7. Results of the Option Right Offer and regulation of the Withdrawn Shares purchased through the exercise of Option Rights and the Pre-emption Right

Snam will notify the comprehensive results of the Option Right Offer, including any exercise of the Pre-emption Right, through publication of a specific notice in the newspaper "Il Sole 24 Ore" and "The Financial Times" and on the website www.snam.it.

The number of Withdrawn Shares assigned to Entitled Persons that exercised Option Rights and potentially the Pre-emption Right will be notified to the parties concerned by the respective intermediaries, in accordance with the terms and conditions applied by them.

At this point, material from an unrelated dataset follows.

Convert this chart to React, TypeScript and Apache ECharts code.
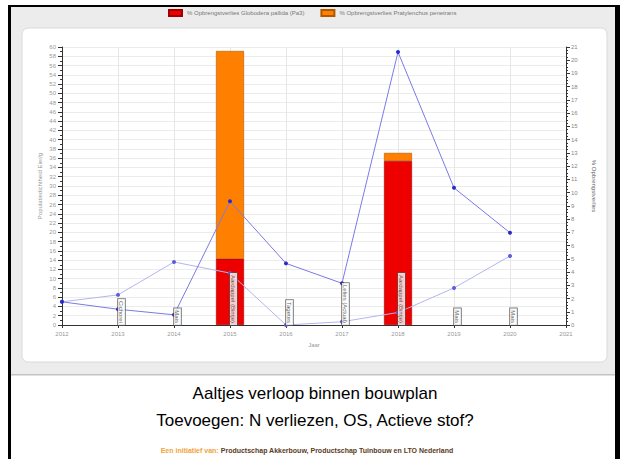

The purchase and transfer of the Withdrawn Shares (and, therefore, the payment of the equivalent value of the Withdrawn Shares purchased following exercise of the Option Rights and, potentially, the Pre-emption Right and the accreditation of the Withdrawn Shares to the accounts of those entitled) shall take place through the intermediaries to which the Offer Acceptance Form was submitted or the intermediaries with which the Entitled Persons making the purchase have their securities accounts.

If, upon completion of the above procedure, including the Option Right Offer and any exercise of the Pre-emption Right, Withdrawn Shares should remain that have not been purchased by Entitled Persons (the "Residual Shares"), Snam will decide whether or not to place said Residual Shares with third parties at the Offer Price ("Placement with Third Parties") in accordance with Art. 2437-quater, subsection 4 of the Italian Civil Code; ultimately, any Residual Shares that should not be placed with third parties will be purchased directly by Snam at the Offer Price, using available reserves, by the deadline pursuant to Art. 2437-quater, subsection 5 of the Italian Civil Code. In accordance with said provision, this purchase may also be made in derogation to

Article 2357, subsection 3 of the Italian Civil Code, thereby allowing it to exceed the limit of one fifth of the share capital.

The terms and conditions of a potential Placement with Third Parties will be disclosed in accordance with the terms and conditions envisaged by current legislation and published on the Company's website www.snam.it.